= Óengus mac Colmáin =

Óengus mac Colmáin Bec (died 621) was an Irish king. He was the King of Uisnech in Mide from 618 to 621.
He belonged to the southern Uí Néill. According to the genealogies, he was a son of Colmán Bec (died 587), son of Diarmait mac Cerbaill (died 565). The later Caílle Follamain traced their descent through Óengus.

Before acquiring the rulership of Uisnech, the annals record Oengus' involvement in the feud between the rival midland dynasties of Clann Cholmáin and Síl nÁedo Sláine. In 612 he won the Battle of Odba (near Navan, Co.Meath) in which Conall Laeg Breg mac Áedo Sláine was slain. This battle may have been caused by Conall's claims to succeed Áed Uaridnach as high king who died in 612.

He acquired the throne of Uisnech in 618 succeeding Fergus mac Colmáin. According to the Annals of Ulster, Oengus was killed in 621.

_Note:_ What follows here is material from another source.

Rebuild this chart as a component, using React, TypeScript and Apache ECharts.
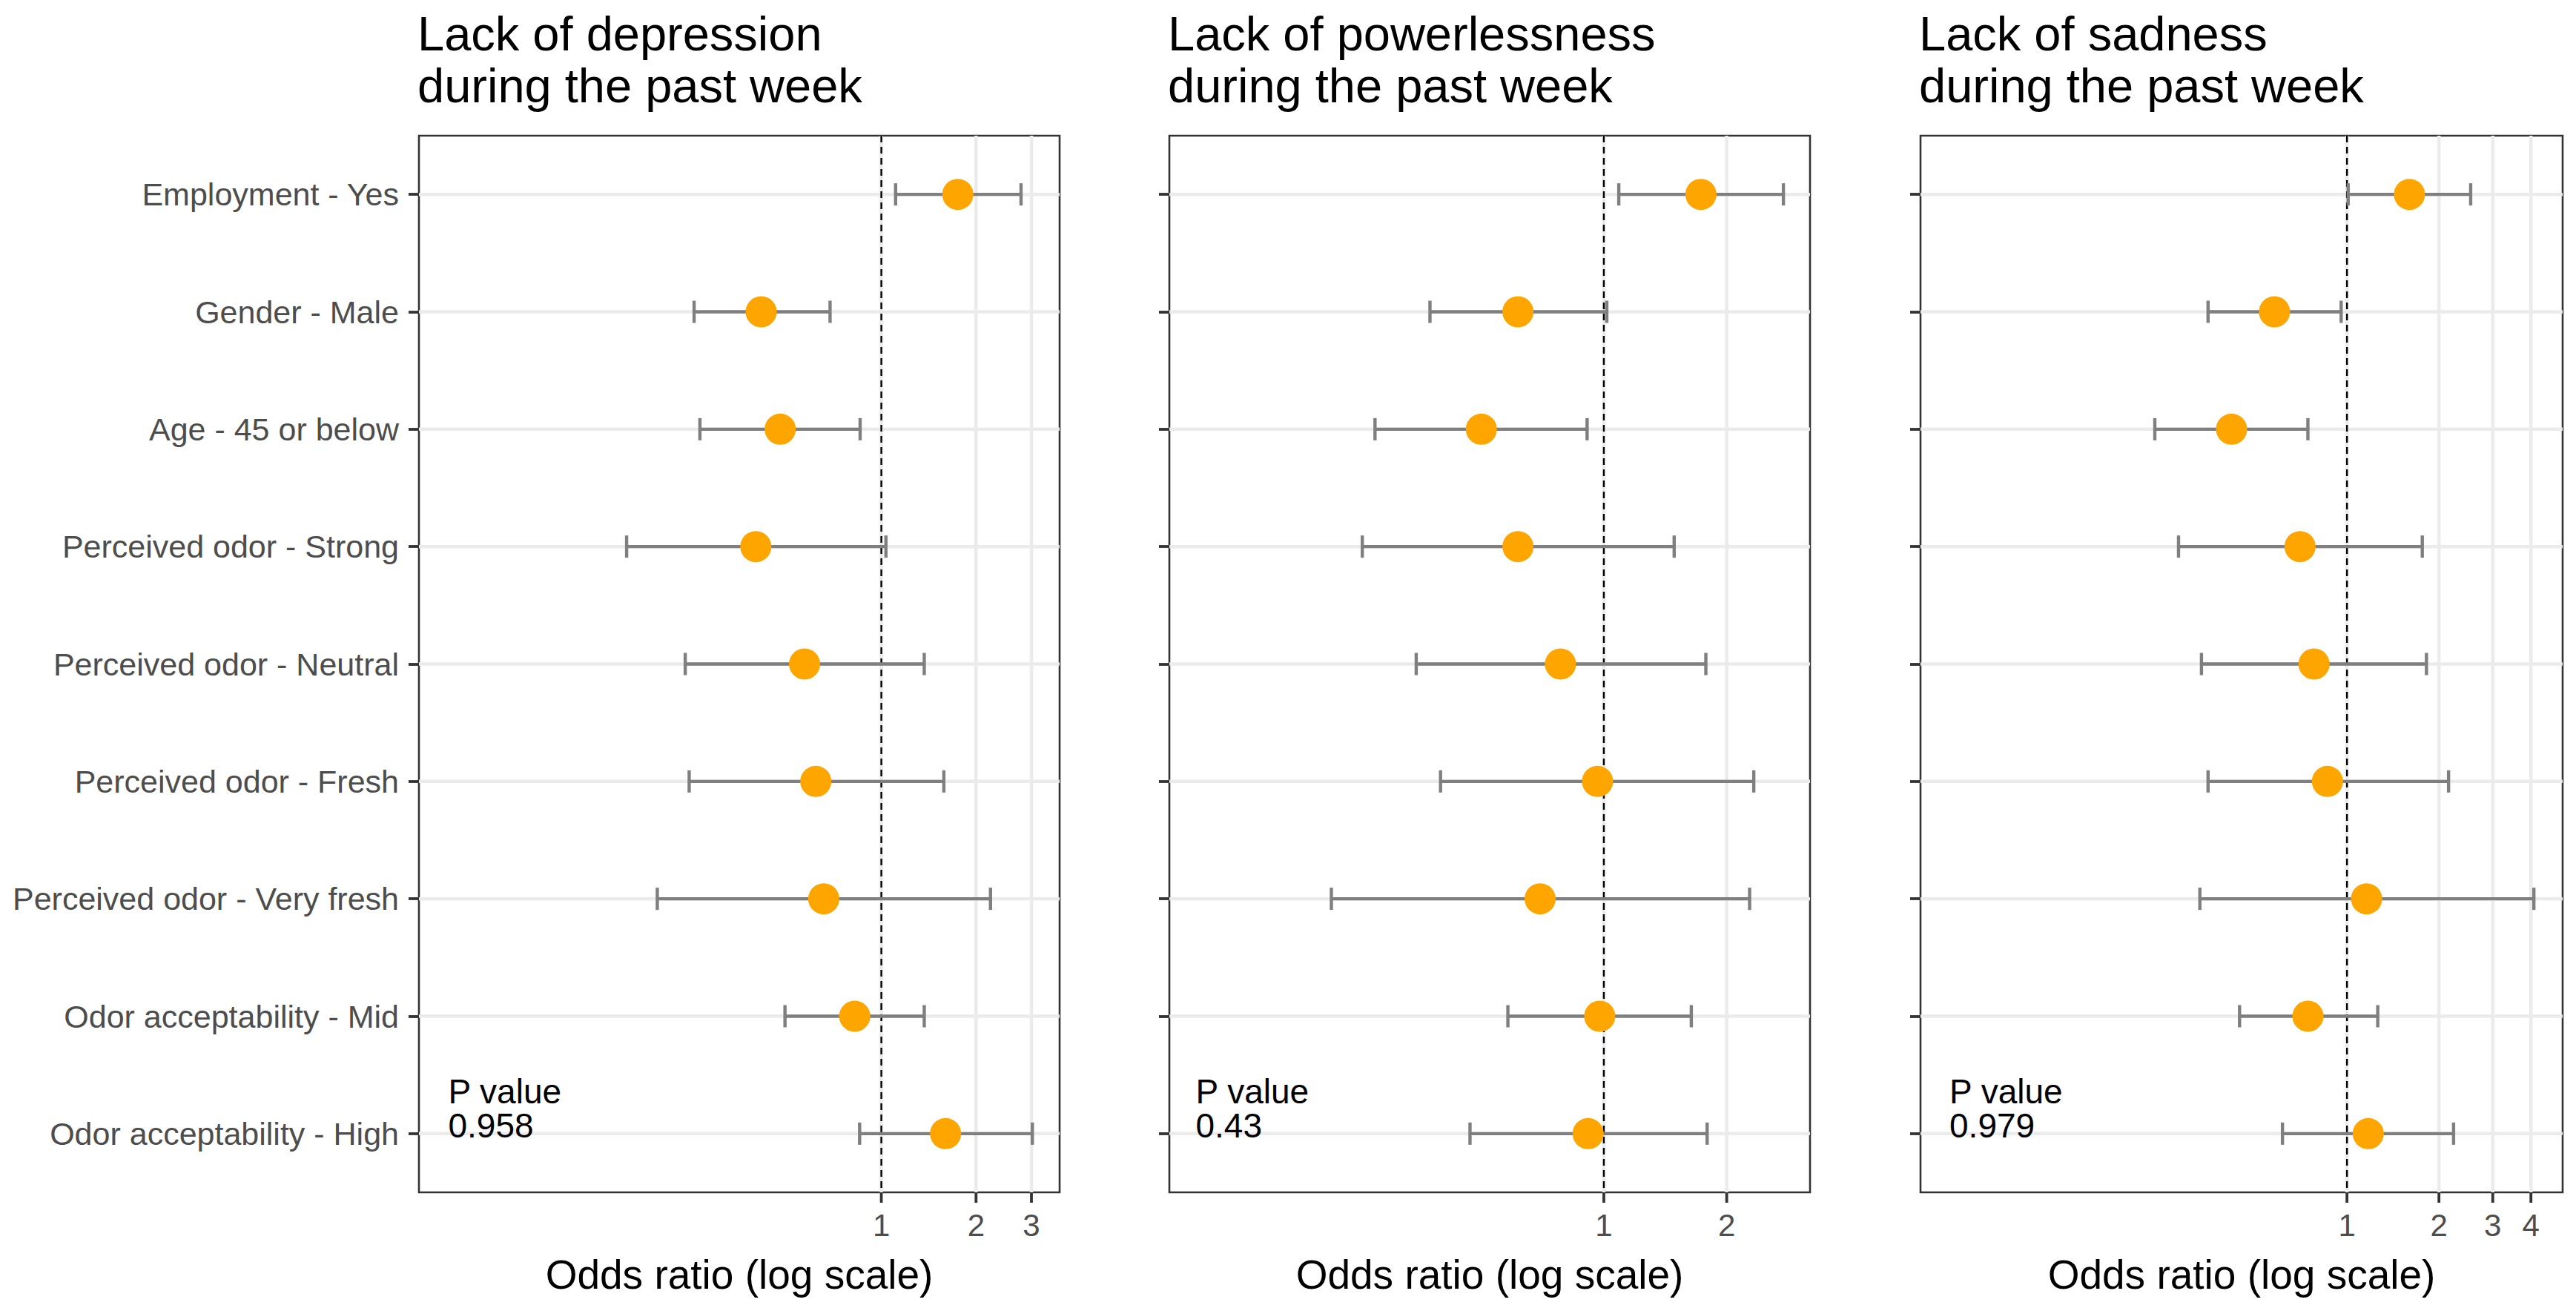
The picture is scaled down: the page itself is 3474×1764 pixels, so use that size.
import React, { useEffect, useRef } from "react";
import * as echarts from "echarts";

const categories = [
  "Employment - Yes",
  "Gender - Male",
  "Age - 45 or below",
  "Perceived odor - Strong",
  "Perceived odor - Neutral",
  "Perceived odor - Fresh",
  "Perceived odor - Very fresh",
  "Odor acceptability - Mid",
  "Odor acceptability - High",
];

const titles = [
  "Lack of depression\nduring the past week",
  "Lack of powerlessness\nduring the past week",
  "Lack of sadness\nduring the past week",
];

const depressionOR = [1.75, 0.415, 0.477, 0.399, 0.57, 0.619, 0.656, 0.823, 1.6];
const depressionLow = [1.11, 0.254, 0.265, 0.155, 0.238, 0.245, 0.194, 0.494, 0.853];
const depressionHigh = [2.78, 0.687, 0.856, 1.034, 1.369, 1.58, 2.223, 1.369, 3.02];

const powerOR = [1.729, 0.616, 0.501, 0.616, 0.783, 0.965, 0.698, 0.977, 0.915];
const powerLow = [1.088, 0.375, 0.275, 0.256, 0.347, 0.398, 0.215, 0.582, 0.47];
const powerHigh = [2.754, 1.017, 0.91, 1.487, 1.778, 2.33, 2.276, 1.638, 1.791];

const sadOR = [1.601, 0.579, 0.419, 0.702, 0.78, 0.863, 1.159, 0.745, 1.174];
const sadLow = [1.009, 0.351, 0.235, 0.281, 0.334, 0.351, 0.33, 0.445, 0.615];
const sadHigh = [2.54, 0.957, 0.745, 1.764, 1.82, 2.15, 4.09, 1.261, 2.233];

const pValues = ["0.958", "0.43", "0.979"];
const pValueX = [0.042, 0.1, 0.05];
const xTicks = [
  [1, 2, 3],
  [1, 2],
  [1, 2, 3, 4],
];
const xMin = [0.0339, 0.0862, 0.0402];
const xMax = [3.687, 3.2, 5.08];
const refValue = 1;
const xAxisTitle = "Odds ratio (log scale)";

const panels = [
  { or: depressionOR, lo: depressionLow, hi: depressionHigh },
  { or: powerOR, lo: powerLow, hi: powerHigh },
  { or: sadOR, lo: sadLow, hi: sadHigh },
];

const FONT = "'Liberation Sans', Arial, Helvetica, sans-serif";
const gridLefts = [565, 1577, 2590];
const gridWidths = [864, 864, 866];
const gridTop = 183;
const gridHeight = 1425;

function buildOption() {
  const grid: any[] = [];
  const xAxis: any[] = [];
  const yAxis: any[] = [];
  const series: any[] = [];
  const title: any[] = [];
  const graphic: any[] = [];

  panels.forEach((p, i) => {
    grid.push({
      left: gridLefts[i],
      top: gridTop,
      width: gridWidths[i],
      height: gridHeight,
      show: true,
      borderColor: "#333333",
      borderWidth: 2.6,
      backgroundColor: "transparent",
      containLabel: false,
      outerBoundsMode: "none",
    });
    xAxis.push({
      gridIndex: i,
      type: "log",
      logBase: 10,
      min: xMin[i],
      max: xMax[i],
      axisLine: { show: false },
      axisTick: { show: false },
      axisLabel: { show: false },
      splitLine: { show: false },
      minorTick: { show: false },
      minorSplitLine: { show: false },
    });
    yAxis.push({
      gridIndex: i,
      type: "category",
      data: categories,
      inverse: true,
      boundaryGap: true,
      axisLine: { show: false },
      axisTick: {
        show: true,
        alignWithLabel: true,
        length: 14,
        lineStyle: { color: "#333333", width: 3.8 },
      },
      axisLabel: {
        show: i === 0,
        fontSize: 43,
        color: "#4D4D4D",
        margin: 27,
        fontFamily: FONT,
      },
      splitLine: { show: false },
    });
    title.push({
      text: titles[i],
      left: gridLefts[i] - 2,
      top: 10,
      padding: 0,
      textStyle: {
        fontSize: 65,
        lineHeight: 70,
        fontWeight: "normal",
        color: "#000000",
        fontFamily: FONT,
      },
    });
    graphic.push({
      type: "text",
      x: gridLefts[i] + gridWidths[i] / 2,
      y: 1719,
      style: {
        text: xAxisTitle,
        fontSize: 55,
        fontFamily: FONT,
        fill: "#000000",
        align: "center",
        verticalAlign: "middle",
      },
    });

    // horizontal grid lines at categories
    series.push({
      type: "custom",
      xAxisIndex: i,
      yAxisIndex: i,
      z: 1,
      silent: true,
      encode: { x: 0, y: 1 },
      data: categories.map((c) => [refValue, c]),
      renderItem: (params: any, api: any) => {
        const cs = params.coordSys;
        const y = api.coord([api.value(0), api.value(1)])[1];
        return {
          type: "line",
          shape: { x1: cs.x, y1: y, x2: cs.x + cs.width, y2: y },
          style: { stroke: "#EBEBEB", lineWidth: 4.5 },
        };
      },
    });

    // x ticks, labels and vertical grid lines
    series.push({
      type: "custom",
      xAxisIndex: i,
      yAxisIndex: i,
      z: 1,
      silent: true,
      clip: false,
      encode: { x: 0, y: 1 },
      data: xTicks[i].map((t) => [t, categories[0]]),
      renderItem: (params: any, api: any) => {
        const cs = params.coordSys;
        const v = api.value(0);
        const x = api.coord([v, 0])[0];
        const bottom = cs.y + cs.height;
        return {
          type: "group",
          children: [
            {
              type: "line",
              shape: { x1: x, y1: cs.y, x2: x, y2: bottom },
              style: { stroke: "#EBEBEB", lineWidth: 4.5 },
            },
            {
              type: "line",
              shape: { x1: x, y1: bottom, x2: x, y2: bottom + 14 },
              style: { stroke: "#333333", lineWidth: 3.8 },
            },
            {
              type: "text",
              x: x,
              y: bottom + 44,
              style: {
                text: String(v),
                fontSize: 42,
                fontFamily: FONT,
                fill: "#4D4D4D",
                align: "center",
                verticalAlign: "middle",
              },
            },
          ],
        };
      },
    });

    // dashed reference line at OR = 1
    series.push({
      type: "custom",
      xAxisIndex: i,
      yAxisIndex: i,
      z: 2,
      silent: true,
      encode: { x: 0, y: 1 },
      data: [[refValue, categories[0]]],
      renderItem: (params: any, api: any) => {
        const cs = params.coordSys;
        const x = api.coord([api.value(0), 0])[0];
        return {
          type: "line",
          shape: { x1: x, y1: cs.y, x2: x, y2: cs.y + cs.height },
          style: { stroke: "#000000", lineWidth: 2.4, lineDash: [9, 6] },
        };
      },
    });

    // error bars
    series.push({
      type: "custom",
      xAxisIndex: i,
      yAxisIndex: i,
      z: 3,
      silent: true,
      encode: { x: [0, 1], y: 2 },
      data: categories.map((c, k) => [p.lo[k], p.hi[k], c]),
      renderItem: (params: any, api: any) => {
        const a = api.coord([api.value(0), api.value(2)]);
        const b = api.coord([api.value(1), api.value(2)]);
        const h = 15;
        const st = { stroke: "#7F7F7F", lineWidth: 4.4 };
        return {
          type: "group",
          children: [
            { type: "line", shape: { x1: a[0], y1: a[1], x2: b[0], y2: b[1] }, style: st },
            { type: "line", shape: { x1: a[0], y1: a[1] - h, x2: a[0], y2: a[1] + h }, style: st },
            { type: "line", shape: { x1: b[0], y1: b[1] - h, x2: b[0], y2: b[1] + h }, style: st },
          ],
        };
      },
    });

    // odds ratio points
    series.push({
      type: "scatter",
      xAxisIndex: i,
      yAxisIndex: i,
      z: 4,
      symbol: "circle",
      symbolSize: 42,
      itemStyle: { color: "#FFA500", opacity: 1 },
      data: categories.map((c, k) => [p.or[k], c]),
    });

    // P value annotation
    series.push({
      type: "custom",
      xAxisIndex: i,
      yAxisIndex: i,
      z: 5,
      silent: true,
      clip: false,
      encode: { x: 0, y: 1 },
      data: [[pValueX[i], categories[categories.length - 1]]],
      renderItem: (params: any, api: any) => {
        const pt = api.coord([api.value(0), api.value(1)]);
        return {
          type: "text",
          x: pt[0],
          y: pt[1] + 12,
          style: {
            text: "P value\n" + pValues[i],
            fontSize: 46,
            lineHeight: 46,
            fontFamily: FONT,
            fill: "#000000",
            align: "left",
            verticalAlign: "bottom",
          },
        };
      },
    });
  });

  return {
    animation: false,
    backgroundColor: "#ffffff",
    title,
    grid,
    xAxis,
    yAxis,
    series,
    graphic,
  };
}

export default function App() {
  const ref = useRef<HTMLDivElement>(null);
  useEffect(() => {
    document.body.style.margin = "0";
    const chart = echarts.init(ref.current as HTMLDivElement, null, { renderer: "svg" });
    chart.setOption(buildOption() as any);
    return () => {
      chart.dispose();
    };
  }, []);
  return <div ref={ref} style={{ width: 3474, height: 1764, background: "#ffffff" }} />;
}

According to entries in the Irish annals reporting Óengus's death in 621, which incorrectly call him a son of Colmán Már, he was regis Nepotum Neill or ríg h-Úa Neill, that is king of the Uí Néill. This appears to be synonymous with the alternative titles of High King, King of Ireland, or that King of Tara. It is suggested that the explanation for this is that when Suibne Menn killed Máel Coba mac Áedo in 615, he supported Óengus's claims rather than taking power himself, or perhaps that Óengus was a deputy king in the south.

The king list in the Baile Chuind, created in late 7th century during the reign of the southern Uí Néill king Fínsnechta Fledach, apparently lists an Óengus—Glorious Óengus—as king following Suibne Menn. Another king list of Marianus Scotus includes Óengus as a high king.

His sons Máel Umai mac Óengussa and Colgu mac Óengussa were slain, as part of the southern Uí Néill feud, at the Battle of Cúil Caeláin in 635, by Diarmait mac Áedo Sláine (died 665). His grandson, Fáelchú mac Máele Umai was slain at the Battle of Ogamain in 662 fighting on the side of Conaing Cuirre mac Congaile of Cnogba and Blathmac mac Áedo Sláine (died 665) versus the adherents of Diarmait mac Áedo Sláine.